Copy all lines below exactly as written. Leave pictures out.

Collected material:
☆ ☆ ☆
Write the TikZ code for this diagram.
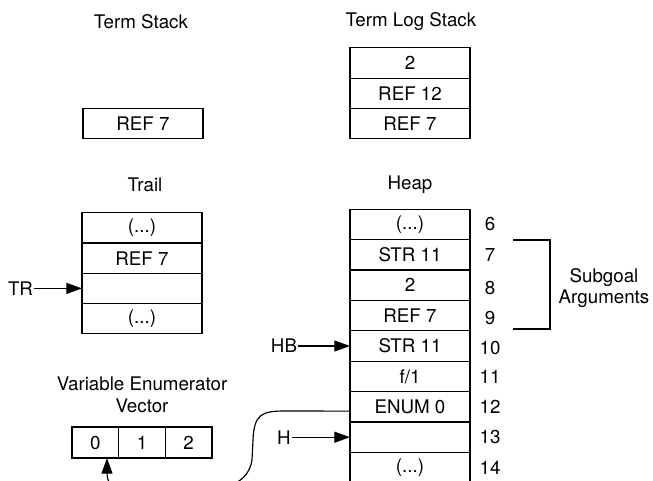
\documentclass[tikz,border=0pt]{standalone}
\usepackage{fontspec}
\setmainfont{TeX Gyre Heros}
\usepackage{tikz}
\usetikzlibrary{arrows.meta}

\begin{document}
\begin{tikzpicture}[x=0.03cm, y=-0.03cm]
    \tikzset{
        every node/.style={font=\fontsize{16}{18.7}\selectfont},
        cell/.style={
                draw, line width=1pt,
                minimum width=3.6cm, minimum height=0.912cm,
                inner sep=0pt, outer sep=0pt
            },
        slot/.style={cell, minimum width=1.4cm, minimum height=0.93cm},
        caption/.style={align=center},
        register/.style={inner sep=1pt},
        pointer/.style={-{Triangle[length=0.47cm, width=0.33cm]}, line width=1pt}
    }

    \useasboundingbox (0,0) rectangle (653,480);
    \clip (0,0) rectangle (653,480);

    % --- Term Stack ---
    \node[caption] (tstitle) at (141, 22) {Term Stack};
    \node[cell] (ts1) at (143, 123.5) {REF 7};

    % --- Term Log Stack ---
    \node[caption] (tltitle) at (411, 22) {Term Log Stack};
    \node[cell] (tl1) at (410, 63) {2};
    \node[cell] (tl2) at (410, 93.3) {REF 12};
    \node[cell] (tl3) at (410, 123.6) {REF 7};

    % --- Trail ---
    \node[caption] (trtitle) at (145, 185) {Trail};
    \node[cell] (tr1) at (142, 228) {(...)};
    \node[cell] (tr2) at (142, 258.2) {REF 7};
    \node[cell] (tr3) at (142, 288.4) {};
    \node[cell] (tr4) at (142, 318.6) {(...)};
    \node[register] (TR) at (20.5, 288.4) {TR};
    \draw[pointer] (TR.east) -- (tr3.west);

    % --- Heap ---
    \node[caption] (htitle) at (410, 185) {Heap};
    \node[cell] (h6) at (410, 224.4) {(...)};
    \node[cell] (h7) at (410, 254.8) {STR 11};
    \node[cell] (h8) at (410, 285.2) {2};
    \node[cell] (h9) at (410, 315.6) {REF 7};
    \node[cell] (h10) at (410, 346) {STR 11};
    \node[cell] (h11) at (410, 376.4) {f/1};
    \node[cell] (h12) at (410, 406.8) {ENUM 0};
    \node[cell] (h13) at (410, 437.2) {};
    \node[cell] (h14) at (410, 467.6) {(...)};

    % addresses
    \node (a6) at (490, 224.4) {6};
    \node (a7) at (490, 254.8) {7};
    \node (a8) at (490, 287.5) {8};
    \node (a9) at (490, 317.5) {9};
    \node (a10) at (490, 348) {10};
    \node (a11) at (490, 376.4) {11};
    \node (a12) at (490, 406.8) {12};
    \node (a13) at (490, 437.2) {13};
    \node (a14) at (490, 467.6) {14};

    \node[register] (HB) at (284, 346) {HB};
    \draw[pointer] (HB.east) -- (h10.west);
    \node[register] (H) at (284, 437.2) {H};
    \draw[pointer] (H.east) -- (h13.west);

    % bracket round the subgoal arguments
    \draw[line width=1pt] (513, 240) -- (550, 240) -- (550, 329) -- (513, 329);
    \node[caption] (subgoal) at (604, 288) {Subgoal\\Arguments};

    % --- Variable Enumerator Vector ---
    \node[caption] (vtitle) at (142, 395) {Variable Enumerator\\Vector};
    \node[slot] (v0) at (95.3, 442.5) {0};
    \node[slot] (v1) at (142, 442.5) {1};
    \node[slot] (v2) at (188.7, 442.5) {2};

    % ENUM 0 points back into the vector
    \draw[pointer] ([yshift=-0.13cm]h12.west) -- (285, 411)
        .. controls (262, 411) and (254, 414) .. (253, 440) -- (252, 460)
        .. controls (250, 474) and (240, 484) .. (225, 486) -- (120, 486)
        .. controls (110, 486) and (107, 482) .. (107, 472)
        -- ([xshift=0.35cm]v0.south);
\end{tikzpicture}
\end{document}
☆ ☆ ☆
Response to the task:
Write the TikZ code for this diagram.
\documentclass[tikz,border=0pt]{standalone}
\usepackage{fontspec}
\setmainfont{TeX Gyre Heros}
\usepackage{tikz}
\usetikzlibrary{arrows.meta}

\begin{document}
\begin{tikzpicture}[x=0.03cm, y=-0.03cm]
    \tikzset{
        every node/.style={font=\fontsize{16}{18.7}\selectfont},
        cell/.style={
                draw, line width=1pt,
                minimum width=3.6cm, minimum height=0.912cm,
                inner sep=0pt, outer sep=0pt
            },
        slot/.style={cell, minimum width=1.4cm, minimum height=0.93cm},
        caption/.style={align=center},
        register/.style={inner sep=1pt},
        pointer/.style={-{Triangle[length=0.47cm, width=0.33cm]}, line width=1pt}
    }

    \useasboundingbox (0,0) rectangle (653,480);
    \clip (0,0) rectangle (653,480);

    % --- Term Stack ---
    \node[caption] (tstitle) at (141, 22) {Term Stack};
    \node[cell] (ts1) at (143, 123.5) {REF 7};

    % --- Term Log Stack ---
    \node[caption] (tltitle) at (411, 22) {Term Log Stack};
    \node[cell] (tl1) at (410, 63) {2};
    \node[cell] (tl2) at (410, 93.3) {REF 12};
    \node[cell] (tl3) at (410, 123.6) {REF 7};

    % --- Trail ---
    \node[caption] (trtitle) at (145, 185) {Trail};
    \node[cell] (tr1) at (142, 228) {(...)};
    \node[cell] (tr2) at (142, 258.2) {REF 7};
    \node[cell] (tr3) at (142, 288.4) {};
    \node[cell] (tr4) at (142, 318.6) {(...)};
    \node[register] (TR) at (20.5, 288.4) {TR};
    \draw[pointer] (TR.east) -- (tr3.west);

    % --- Heap ---
    \node[caption] (htitle) at (410, 185) {Heap};
    \node[cell] (h6) at (410, 224.4) {(...)};
    \node[cell] (h7) at (410, 254.8) {STR 11};
    \node[cell] (h8) at (410, 285.2) {2};
    \node[cell] (h9) at (410, 315.6) {REF 7};
    \node[cell] (h10) at (410, 346) {STR 11};
    \node[cell] (h11) at (410, 376.4) {f/1};
    \node[cell] (h12) at (410, 406.8) {ENUM 0};
    \node[cell] (h13) at (410, 437.2) {};
    \node[cell] (h14) at (410, 467.6) {(...)};

    % addresses
    \node (a6) at (490, 224.4) {6};
    \node (a7) at (490, 254.8) {7};
    \node (a8) at (490, 287.5) {8};
    \node (a9) at (490, 317.5) {9};
    \node (a10) at (490, 348) {10};
    \node (a11) at (490, 376.4) {11};
    \node (a12) at (490, 406.8) {12};
    \node (a13) at (490, 437.2) {13};
    \node (a14) at (490, 467.6) {14};

    \node[register] (HB) at (284, 346) {HB};
    \draw[pointer] (HB.east) -- (h10.west);
    \node[register] (H) at (284, 437.2) {H};
    \draw[pointer] (H.east) -- (h13.west);

    % bracket round the subgoal arguments
    \draw[line width=1pt] (513, 240) -- (550, 240) -- (550, 329) -- (513, 329);
    \node[caption] (subgoal) at (604, 288) {Subgoal\\Arguments};

    % --- Variable Enumerator Vector ---
    \node[caption] (vtitle) at (142, 395) {Variable Enumerator\\Vector};
    \node[slot] (v0) at (95.3, 442.5) {0};
    \node[slot] (v1) at (142, 442.5) {1};
    \node[slot] (v2) at (188.7, 442.5) {2};

    % ENUM 0 points back into the vector
    \draw[pointer] ([yshift=-0.13cm]h12.west) -- (285, 411)
        .. controls (262, 411) and (254, 414) .. (253, 440) -- (252, 460)
        .. controls (250, 474) and (240, 484) .. (225, 486) -- (120, 486)
        .. controls (110, 486) and (107, 482) .. (107, 472)
        -- ([xshift=0.35cm]v0.south);
\end{tikzpicture}
\end{document}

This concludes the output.